Breastfeeding is best, but what happens when something goes wrong? And why do so many women struggle with this "natural" process even after carefully following all the well-meaning advice they've gotten from their health care providers? Not surprisingly, some women have more difficulty than others and there are many factors associated with experiencing breastfeeding problems especially in the first week after birth. For example, being African-American, having less than a high school education, and being poor are all associated with suboptimal breastfeeding outcomes. Recent studies also consistently show that being overweight or obese increases the chance that a woman will suffer breastfeeding problems. With burgeoning rates of obesity and a continued public health effort to promote breastfeeding, researchers are scrambling to figure out why overweight women have trouble breastfeeding and what can be done to circumvent this predicament.
On April 25, two talks concerning the potential benefits of intensive breastfeeding support for obese women will be presented at the Experimental Biology 2010 meeting in Anaheim. These presentations are part of the scientific program of the American Society for Nutrition, the nation's leading nutrition research society. Scientists from the University of Connecticut, Hartford's Hispanic Health Council, the Hartford Hospital, and Yale University will speak. Their findings provide compelling evidence that peer counseling and support can substantially improve breastfeeding success among these at-risk ladies.
These studies, which were prompted by a sincere desire to "really understand whether obese women could be more successful at breastfeeding if they have help," were spearheaded by Dr. Donna Chapman, Assistant Director of the Center for Eliminating Health Disparities among Latinos (CEHDL) in Hartford, CT and graduate student Katie Morel. Using a very powerful scientific method employing randomization and intervention groups, Chapman and Morel studied 154 women recruited during pregnancy. All of the women involved in the study were overweight or obese (body mass index > 27 kg/m2) and hoping to successfully breastfeed. In general, the study's subjects were predominantly Puerto Rican, low-income, and had less than a high-school education. Whereas all of the participants received standard information concerning the benefits of breastfeeding, 76 of them were randomly chosen to also receive intensive, hands-on breastfeeding support from specially trained peer counselors. For instance, women in the "intervention" group were visited three times in their homes during late pregnancy and 11 more times in the first few months after birth. During these visits, the peer counselors offered helpful advice to offset immediate problems and were able to provide breast pumps to women needing them. The researchers then documented whether there were benefits of the specialized peer counseling on breastfeeding success, infant health and in a subset of the women breastfeeding techniques.

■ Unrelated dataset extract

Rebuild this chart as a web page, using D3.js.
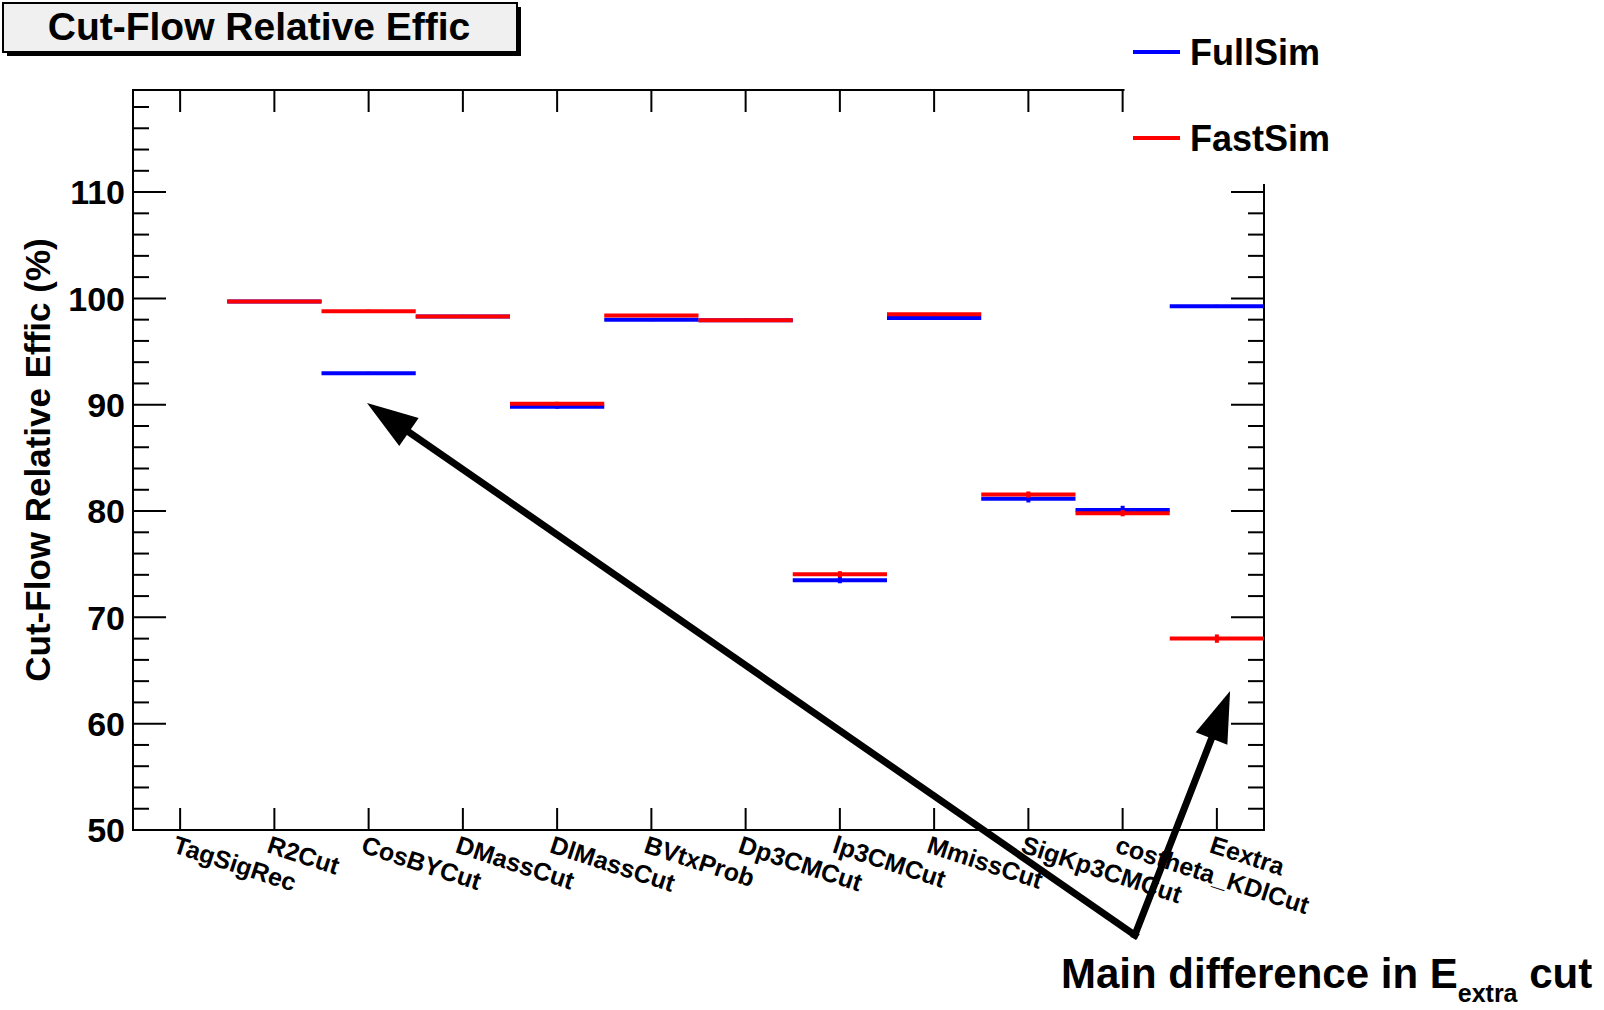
<!DOCTYPE html>
<html>
<head>
<meta charset="utf-8">
<script src="https://cdn.jsdelivr.net/npm/d3@7"></script>
<style>
  body { margin: 0; background: #fff; }
  text { font-family: "Liberation Sans", Arial, Helvetica, sans-serif; font-weight: bold; }
</style>
</head>
<body>
<div id="frame_div"></div>
<script>
// cut-flow relative efficiency, FullSim vs FastSim

const categories = ["TagSigRec", "R2Cut", "CosBYCut", "DMassCut", "DlMassCut", "BVtxProb",
                    "Dp3CMCut", "lp3CMCut", "MmissCut", "SigKp3CMCut", "costheta_KDlCut", "Eextra"];

// first bin has no efficiency
const fullSim = [null, 99.7, 92.95, 98.3, 89.8, 98.0, 97.95, 73.5, 98.15, 81.15, 80.1, 99.25];
const fastSim = [null, 99.7, 98.8, 98.3, 90.1, 98.4, 97.95, 74.05, 98.5, 81.55, 79.8, 68.0];
const fullErr = [null, 0.03, 0.05, 0.05, 0.08, 0.05, 0.05, 0.2, 0.05, 0.25, 0.3, 0.05];
const fastErr = [null, 0.03, 0.05, 0.05, 0.08, 0.05, 0.05, 0.2, 0.05, 0.2, 0.2, 0.3];

const yMajor = [50, 60, 70, 80, 90, 100, 110];

const FRAME_WIDTH = 1604;
const FRAME_HEIGHT = 1010;
const PLOT = {left: 133, right: 1264, top: 90, bottom: 830};
const Y_MAX = 119.6;

const svg = d3.select("#frame_div")
  .append("svg")
    .attr("width", FRAME_WIDTH)
    .attr("height", FRAME_HEIGHT);

const X_SCALE = d3.scaleBand()
  .domain(categories)
  .range([PLOT.left, PLOT.right])
  .padding(0);

// continuous version of the x axis, in bin units, for annotations
const X_LIN = d3.scaleLinear().domain([0, categories.length]).range([PLOT.left, PLOT.right]);

const Y_SCALE = d3.scaleLinear()
  .domain([50, Y_MAX])
  .range([PLOT.bottom, PLOT.top]);

const bw = X_SCALE.bandwidth();
const center = (c) => X_SCALE(c) + bw / 2;

// frame
svg.append("rect")
  .attr("x", PLOT.left).attr("y", PLOT.top)
  .attr("width", PLOT.right - PLOT.left).attr("height", PLOT.bottom - PLOT.top)
  .attr("fill", "none").attr("stroke", "#000").attr("stroke-width", 2);

// y ticks, left and right
const minorTicks = d3.range(50, Y_MAX, 2);
minorTicks.forEach((v) => {
  const major = yMajor.includes(v);
  const len = major ? 33 : 16;
  svg.append("line")
    .attr("x1", PLOT.left).attr("x2", PLOT.left + len)
    .attr("y1", Y_SCALE(v)).attr("y2", Y_SCALE(v))
    .attr("stroke", "#000").attr("stroke-width", 2);
  svg.append("line")
    .attr("x1", PLOT.right).attr("x2", PLOT.right - len)
    .attr("y1", Y_SCALE(v)).attr("y2", Y_SCALE(v))
    .attr("stroke", "#000").attr("stroke-width", 2);
});

svg.selectAll(".ylab")
  .data(yMajor)
  .enter()
  .append("text")
    .attr("x", 125)
    .attr("y", (d) => Y_SCALE(d))
    .attr("dy", "0.36em")
    .attr("text-anchor", "end")
    .attr("font-size", 34)
    .text((d) => d);

// x ticks, top and bottom
categories.forEach((c) => {
  svg.append("line")
    .attr("x1", center(c)).attr("x2", center(c))
    .attr("y1", PLOT.bottom).attr("y2", PLOT.bottom - 22)
    .attr("stroke", "#000").attr("stroke-width", 2);
  svg.append("line")
    .attr("x1", center(c)).attr("x2", center(c))
    .attr("y1", PLOT.top).attr("y2", PLOT.top + 22)
    .attr("stroke", "#000").attr("stroke-width", 2);
});

svg.selectAll(".xlab")
  .data(categories)
  .enter()
  .append("text")
    .attr("transform", (d) => "translate(" + (center(d) - 3) + "," + (PLOT.bottom + 5) + ") rotate(18)")
    .attr("y", 18)
    .attr("font-size", 25)
    .text((d) => d);

// axis title
svg.append("text")
  .attr("transform", "translate(50," + 460 + ") rotate(-90)")
  .attr("text-anchor", "middle")
  .attr("font-size", 35)
  .text("Cut-Flow Relative Effic (%)");

// data: blue first, red on top
function drawSeries(vals, errs, color) {
  const pts = categories.map((c, i) => ({c: c, v: vals[i], e: errs[i]})).filter((d) => d.v !== null);
  svg.selectAll(null)
    .data(pts)
    .enter()
    .append("line")
      .attr("x1", (d) => X_SCALE(d.c))
      .attr("x2", (d) => X_SCALE(d.c) + bw)
      .attr("y1", (d) => Y_SCALE(d.v))
      .attr("y2", (d) => Y_SCALE(d.v))
      .attr("stroke", color)
      .attr("stroke-width", 4);
  svg.selectAll(null)
    .data(pts)
    .enter()
    .append("line")
      .attr("x1", (d) => center(d.c))
      .attr("x2", (d) => center(d.c))
      .attr("y1", (d) => Y_SCALE(d.v - d.e) + 1)
      .attr("y2", (d) => Y_SCALE(d.v + d.e) - 1)
      .attr("stroke", color)
      .attr("stroke-width", 4);
}
drawSeries(fullSim, fullErr, "#0000ff");
drawSeries(fastSim, fastErr, "#ff0000");

// legend box hides the top right corner of the frame
svg.append("rect")
  .attr("x", 1124.5).attr("y", 0)
  .attr("width", FRAME_WIDTH - 1124.5).attr("height", 184)
  .attr("fill", "#fff");

const legend = [{name: "FullSim", color: "#0000ff", y: 52}, {name: "FastSim", color: "#ff0000", y: 138}];
legend.forEach((l) => {
  svg.append("line")
    .attr("x1", 1133).attr("x2", 1180)
    .attr("y1", l.y).attr("y2", l.y)
    .attr("stroke", l.color).attr("stroke-width", 4);
  svg.append("text")
    .attr("x", 1190).attr("y", l.y + 13)
    .attr("font-size", 36)
    .text(l.name);
});

// title box with shadow
svg.append("rect")
  .attr("x", 7).attr("y", 7).attr("width", 514).attr("height", 49)
  .attr("fill", "#000");
svg.append("rect")
  .attr("x", 3).attr("y", 3).attr("width", 514).attr("height", 49)
  .attr("fill", "#f0f0f0").attr("stroke", "#000").attr("stroke-width", 2);
svg.append("text")
  .attr("x", 259).attr("y", 40)
  .attr("text-anchor", "middle")
  .attr("font-size", 39)
  .text("Cut-Flow Relative Effic");

// arrows pointing from the note to the two differences
const start = [X_LIN(10.63), Y_SCALE(40.12)];
const tips = [[X_LIN(2.483), Y_SCALE(90.16)], [X_LIN(11.64), Y_SCALE(63.07)]];
const HEAD_LEN = 51, HEAD_HW = 17;
tips.forEach((t) => {
  const dx = t[0] - start[0], dy = t[1] - start[1];
  const L = Math.hypot(dx, dy);
  const ux = dx / L, uy = dy / L;
  const bx = t[0] - ux * HEAD_LEN, by = t[1] - uy * HEAD_LEN;
  svg.append("line")
    .attr("x1", start[0]).attr("y1", start[1])
    .attr("x2", bx + ux * 4).attr("y2", by + uy * 4)
    .attr("stroke", "#000").attr("stroke-width", 7)
    .attr("stroke-linecap", "square");
  svg.append("path")
    .attr("d", d3.line()([
      t,
      [bx - uy * HEAD_HW, by + ux * HEAD_HW],
      [bx + uy * HEAD_HW, by - ux * HEAD_HW]
    ]) + "Z")
    .attr("fill", "#000");
});

const note = svg.append("text")
  .attr("x", 1061).attr("y", 988)
  .attr("font-size", 42);
note.append("tspan").text("Main difference in E");
note.append("tspan").attr("dy", 14).attr("font-size", 25).text("extra");
note.append("tspan").attr("dy", -14).text(" cut");
</script>
</body>
</html>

As they had hoped, Chapman and her colleagues found that peer counseling substantially improved breastfeeding success. Whereas 16% and 46% of the women in the "control" group had stopped breastfeeding by 2 and 8 weeks postpartum, respectively, only 7% and 33% of the women in the "intervention" group had stopped. They also documented important effects of personalized breastfeeding support on infant nursing behaviors. And to add even more bang for the buck, babies of mothers who received the extra counseling were 3.5 times less likely to be hospitalized during their first 3 months of life. This was mostly due to lower rates of respiratory infections and fever.
Chapman concluded "With help, obese women can be very successful at breastfeeding. And not surprisingly, the more intensive the support, the more successful they can be." This should be reassuring to both women and their care providers who are striving to do the right thing in terms of maternal and infant care that is, support the myriad benefits of breastfeeding for both mom and baby.